Some records:

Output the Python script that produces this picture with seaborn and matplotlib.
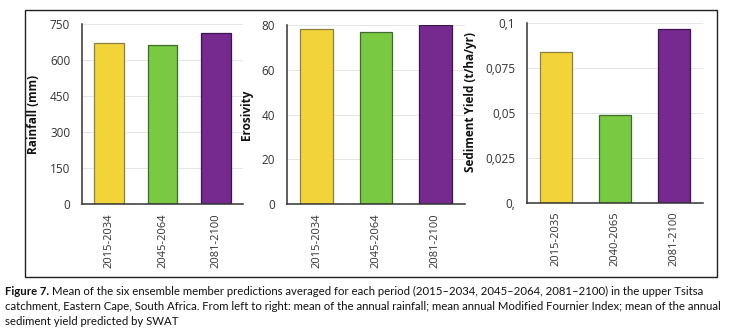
import pandas as pd
import seaborn as sns
import matplotlib

matplotlib.use('Agg')
import matplotlib.pyplot as plt
from matplotlib.patches import Rectangle

# data
periods_a = ['2015-2034', '2045-2064', '2081-2100']
periods_b = ['2015-2035', '2040-2065', '2081-2100']
rainfall = [670, 661, 711]
erosivity = [78.0, 76.7, 79.9]
sediment = [0.0842, 0.0487, 0.0966]

rain_ticks = [0, 150, 300, 450, 600, 750]
eros_ticks = [0, 20, 40, 60, 80]
sed_ticks = [0, 0.025, 0.05, 0.075, 0.1]
sed_labels = ['0,', '0,025', '0,05', '0,075', '0,1']

colors = ['#F2D43A', '#7AC943', '#76298E']
edges = ['#8C8040', '#3C6B2A', '#3E1450']

caption = [
    ('Figure 7.', 'Mean of the six ensemble member predictions averaged for each period '
     '(2015\u20132034, 2045\u20132064, 2081\u20132100) in the upper Tsitsa'),
    ('', 'catchment, Eastern Cape, South Africa. From left to right: mean of the annual '
     'rainfall; mean annual Modified Fournier Index; mean of the annual'),
    ('', 'sediment yield predicted by SWAT'),
]

sns.set_style('white')
plt.rcParams['font.family'] = ['Open Sans', 'DejaVu Sans']

W, H = 744, 330
fig = plt.figure(figsize=(W / 100, H / 100), dpi=100)

# frame round the panels
fig.patches.append(Rectangle((0.0336, 0.1606), 0.9301, 0.8106, transform=fig.transFigure,
                             fill=False, edgecolor='#222222', linewidth=1.0))

ax1 = fig.add_axes([0.1102, 0.3818, 0.2164, 0.5455])
ax2 = fig.add_axes([0.3858, 0.3818, 0.2392, 0.5424])
ax3 = fig.add_axes([0.7083, 0.3858, 0.2366, 0.5436])

panels = [
    (ax1, periods_a, rainfall, 'Rainfall (mm)', rain_ticks, None, -0.261, 0.5),
    (ax2, periods_a, erosivity, 'Erosivity', eros_ticks, None, -0.191, 0.5),
    (ax3, periods_b, sediment, 'Sediment Yield (t/ha/yr)', sed_ticks, sed_labels, -0.284, 0.56),
]

for ax, cats, vals, label, ticks, tlabels, lx, ly in panels:
    df = pd.DataFrame({'period': cats, 'value': vals})
    sns.barplot(data=df, x='period', y='value', hue='period', palette=colors,
                width=0.55, legend=False, ax=ax, saturation=1)
    for patch, ec in zip(ax.patches, edges):
        patch.set_edgecolor(ec)
        patch.set_linewidth(0.9)
    ax.set_ylim(ticks[0], ticks[-1])
    ax.set_xlim(-0.5, 2.5)
    if tlabels is None:
        ax.set_yticks(ticks)
    else:
        ax.set_yticks(ticks, tlabels)
    ax.yaxis.grid(True, color='#e2e2e2', linewidth=0.6)
    ax.set_axisbelow(True)
    ax.set_xlabel('')
    ax.set_ylabel(label, fontsize=8.5, fontweight='bold', color='#111111')
    ax.yaxis.set_label_coords(lx, ly)
    ax.tick_params(axis='y', length=0, pad=8.5, labelsize=8.5, labelcolor='#333333')
    ax.tick_params(axis='x', length=0, pad=6.5, labelsize=8, labelcolor='#333333',
                   labelrotation=90)
    sns.despine(ax=ax)
    for s in ['left', 'bottom']:
        ax.spines[s].set_color('#333333')
        ax.spines[s].set_linewidth(1.1)

# caption
cap_font = 'Lato'
renderer = fig.canvas.get_renderer()
left_px, right_px = 5, 741
line_y = [295, 310, 325]


def text_px(s, size, wt='normal'):
    t = fig.text(0, 0, s, fontsize=size, fontweight=wt, family=cap_font)
    w = t.get_window_extent(renderer=renderer).width
    t.remove()
    return w


def bold_px(bold_part, size):
    return text_px(bold_part + ' x', size, 'bold') - text_px('x', size)


base = 10.0
need = max(text_px(r, base) + (bold_px(b, base) if b else 0) for b, r in caption[:2])
# measured widths run a little short of the drawn ones, so leave some slack
size = min(0.975 * base * (right_px - left_px) / need, 9.6)

for i, (bold_part, rest) in enumerate(caption):
    x = left_px
    if bold_part:
        fig.text(x / W, 1 - line_y[i] / H, bold_part, fontsize=size, fontweight='bold',
                 family=cap_font, va='baseline', ha='left', color='#111111')
        x += bold_px(bold_part, size)
    fig.text(x / W, 1 - line_y[i] / H, rest, fontsize=size, family=cap_font,
             va='baseline', ha='left', color='#111111')

fig.savefig('out.png', dpi=100, facecolor='white')
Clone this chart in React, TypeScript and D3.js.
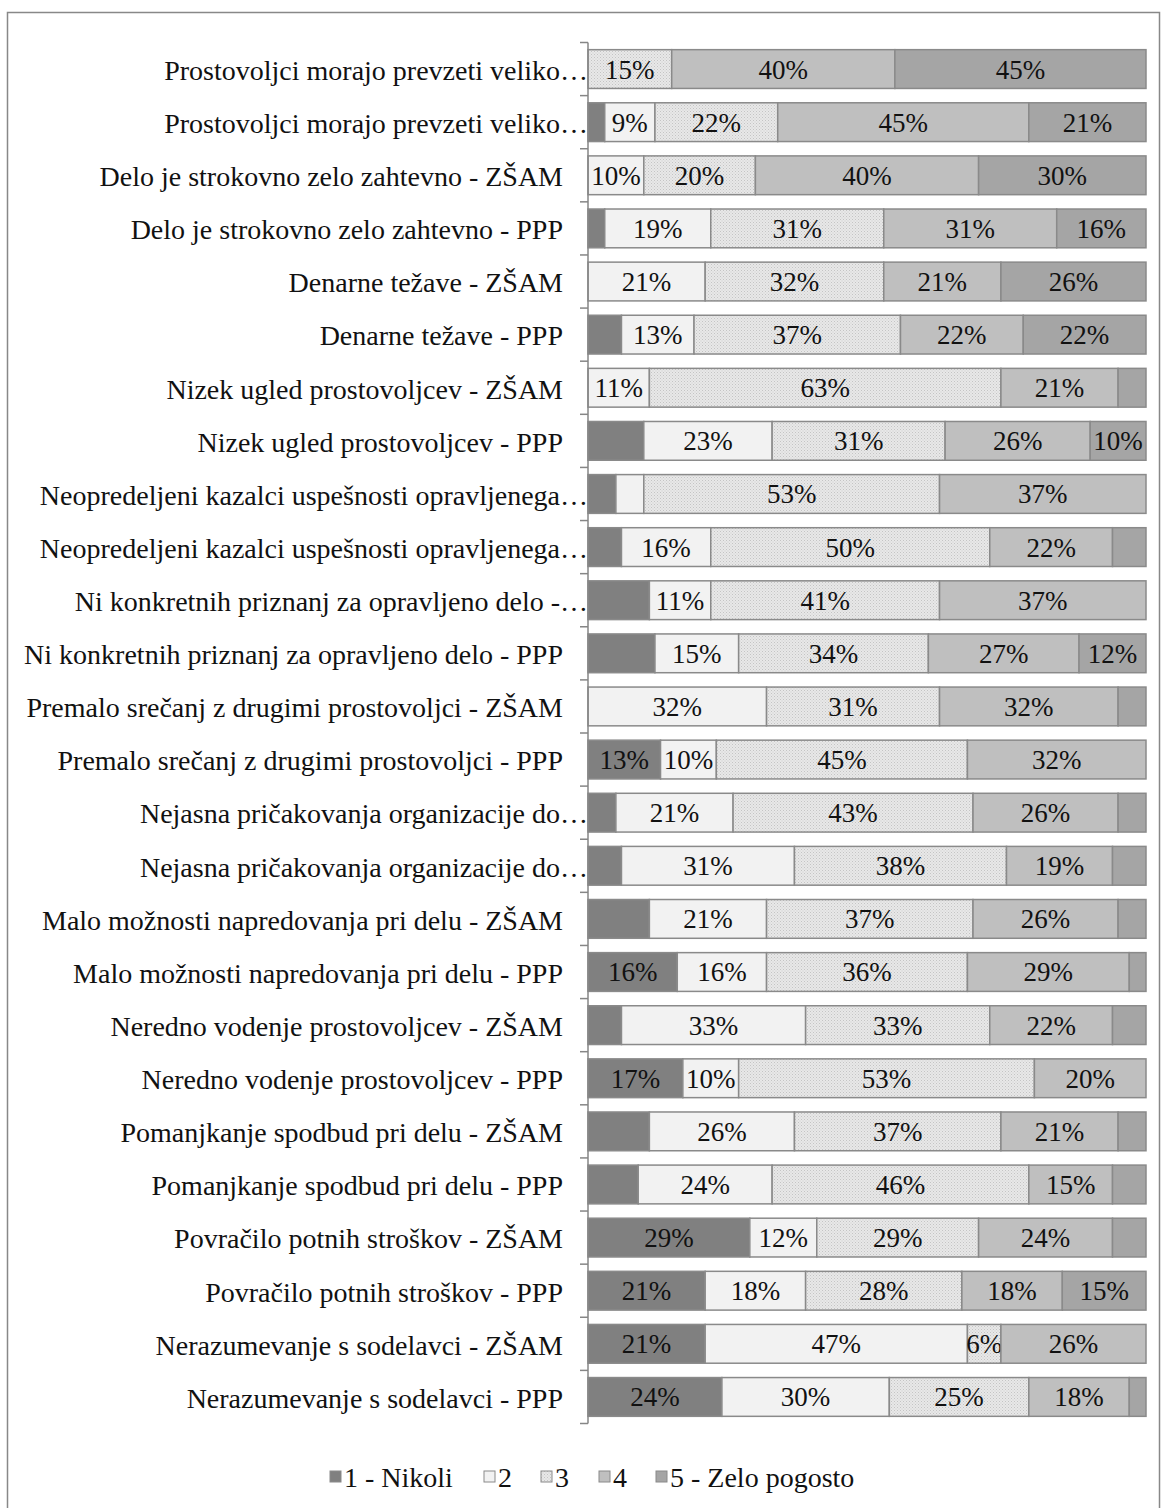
import React from 'react';
import * as d3 from 'd3';

const categories = [
  'Prostovoljci morajo prevzeti veliko…',
  'Prostovoljci morajo prevzeti veliko…',
  'Delo je strokovno zelo zahtevno - ZŠAM',
  'Delo je strokovno zelo zahtevno - PPP',
  'Denarne težave - ZŠAM',
  'Denarne težave - PPP',
  'Nizek ugled prostovoljcev - ZŠAM',
  'Nizek ugled prostovoljcev - PPP',
  'Neopredeljeni kazalci uspešnosti opravljenega…',
  'Neopredeljeni kazalci uspešnosti opravljenega…',
  'Ni konkretnih priznanj za opravljeno delo -…',
  'Ni konkretnih priznanj za opravljeno delo - PPP',
  'Premalo srečanj z drugimi prostovoljci - ZŠAM',
  'Premalo srečanj z drugimi prostovoljci - PPP',
  'Nejasna pričakovanja organizacije do…',
  'Nejasna pričakovanja organizacije do…',
  'Malo možnosti napredovanja pri delu - ZŠAM',
  'Malo možnosti napredovanja pri delu - PPP',
  'Neredno vodenje prostovoljcev - ZŠAM',
  'Neredno vodenje prostovoljcev - PPP',
  'Pomanjkanje spodbud pri delu - ZŠAM',
  'Pomanjkanje spodbud pri delu - PPP',
  'Povračilo potnih stroškov - ZŠAM',
  'Povračilo potnih stroškov - PPP',
  'Nerazumevanje s sodelavci - ZŠAM',
  'Nerazumevanje s sodelavci - PPP',
];

const seriesNames = ['1 - Nikoli', '2', '3', '4', '5 - Zelo pogosto'];

const nikoli = [0, 3, 0, 3, 0, 6, 0, 10, 5, 6, 11, 12, 0, 13, 5, 6, 11, 16, 6, 17, 11, 9, 29, 21, 21, 24];
const s2 = [0, 9, 10, 19, 21, 13, 11, 23, 5, 16, 11, 15, 32, 10, 21, 31, 21, 16, 33, 10, 26, 24, 12, 18, 47, 30];
const s3 = [15, 22, 20, 31, 32, 37, 63, 31, 53, 50, 41, 34, 31, 45, 43, 38, 37, 36, 33, 53, 37, 46, 29, 28, 6, 25];
const s4 = [40, 45, 40, 31, 21, 22, 21, 26, 37, 22, 37, 27, 32, 32, 26, 19, 26, 29, 22, 20, 21, 15, 24, 18, 26, 18];
const zeloPogosto = [45, 21, 30, 16, 26, 22, 5, 10, 0, 6, 0, 12, 5, 0, 5, 6, 5, 3, 6, 0, 5, 6, 6, 15, 0, 3];

// smallest value that still gets a data label, per series
const labelMin = [13, 9, 6, 9, 9];

const fills = ['#808080', '#f2f2f2', 'url(#hatch)', '#bfbfbf', '#a5a5a5'];

const W = 1163;
const H = 1508;
const font = "'Liberation Serif', 'Times New Roman', serif";
const fs = 28;
const fsVal = 27;

export default function App() {
  const values = [nikoli, s2, s3, s4, zeloPogosto];
  const rows = categories.map((c, i) => {
    const r: any = { cat: c, idx: i };
    seriesNames.forEach((s, j) => (r[s] = values[j][i]));
    return r;
  });
  const stack = d3.stack<any>().keys(seriesNames)(rows);

  const x = d3.scaleLinear().domain([0, 100]).range([588, 1146]);
  const y = d3
    .scaleBand<number>()
    .domain(d3.range(categories.length))
    .range([42.5, 1423.5])
    .paddingInner(0.27)
    .paddingOuter(0.135);

  const step = y.step();
  const ticks = d3.range(categories.length + 1).map((i) => 42.5 + i * step);

  const legendX = [330, 484, 541, 599, 656];

  return (
    <svg
      width={W}
      height={H}
      style={{ position: 'absolute', left: 0, top: 0, background: '#fff', fontFamily: font }}
    >
      <defs>
        <pattern id="hatch" width="3" height="3" patternUnits="userSpaceOnUse">
          <rect width="3" height="3" fill="#e8e8e8" />
          <rect x="0" y="0" width="1" height="1" fill="#c4c4c4" />
          <rect x="1.5" y="1.5" width="1" height="1" fill="#cfcfcf" />
        </pattern>
      </defs>
      <rect x={7.5} y={12.5} width={1152} height={1520} fill="none" stroke="#888" strokeWidth={1.5} />

      {stack.map((layer, j) => (
        <g key={layer.key}>
          {layer.map((d, i) => {
            const v = values[j][i];
            if (v <= 0) return null;
            const x0 = x(d[0]);
            const x1 = x(d[1]);
            return (
              <g key={i}>
                <rect
                  x={x0}
                  y={y(i)}
                  width={x1 - x0}
                  height={y.bandwidth()}
                  fill={fills[j]}
                  stroke="#8a8a8a"
                  strokeWidth={1.5}
                />
                {v >= labelMin[j] && (
                  <text
                    x={(x0 + x1) / 2}
                    y={y(i)! + y.bandwidth() / 2}
                    dy="0.35em"
                    textAnchor="middle"
                    fontSize={fsVal}
                    fill="#111"
                    style={{ fontFamily: font }}
                  >
                    {v}%
                  </text>
                )}
              </g>
            );
          })}
        </g>
      ))}

      <line x1={588} x2={588} y1={42.5} y2={1423.5} stroke="#868686" strokeWidth={1.5} />
      {ticks.map((t, i) => (
        <line key={i} x1={580} x2={588} y1={t} y2={t} stroke="#868686" strokeWidth={1.5} />
      ))}

      {categories.map((c, i) => (
        <text
          key={i}
          x={c.endsWith('…') ? 588 : 563}
          y={y(i)! + y.bandwidth() / 2 + 1}
          dy="0.35em"
          textAnchor="end"
          fontSize={fs}
          fill="#111"
          style={{ fontFamily: font }}
        >
          {c}
        </text>
      ))}

      {seriesNames.map((s, j) => (
        <g key={s} transform={`translate(${legendX[j]},1477)`}>
          <rect x={0} y={-6} width={11} height={11} fill={fills[j]} stroke="#8a8a8a" strokeWidth={1} />
          <text x={14} y={0} dy="0.35em" fontSize={fs} fill="#111" style={{ fontFamily: font }}>
            {s}
          </text>
        </g>
      ))}
    </svg>
  );
}
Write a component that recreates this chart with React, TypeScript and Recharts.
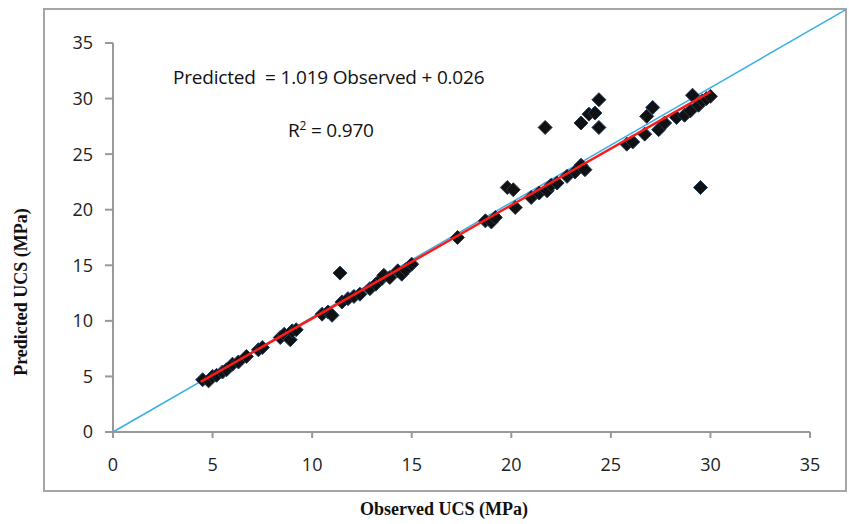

■ The problem:
Using the listing above, pick out each line that contains the word "chart", then copy it.

■ Finished answer:
Clone this chart in React, TypeScript and D3.js.
Write a component that recreates this chart with React, TypeScript and Recharts.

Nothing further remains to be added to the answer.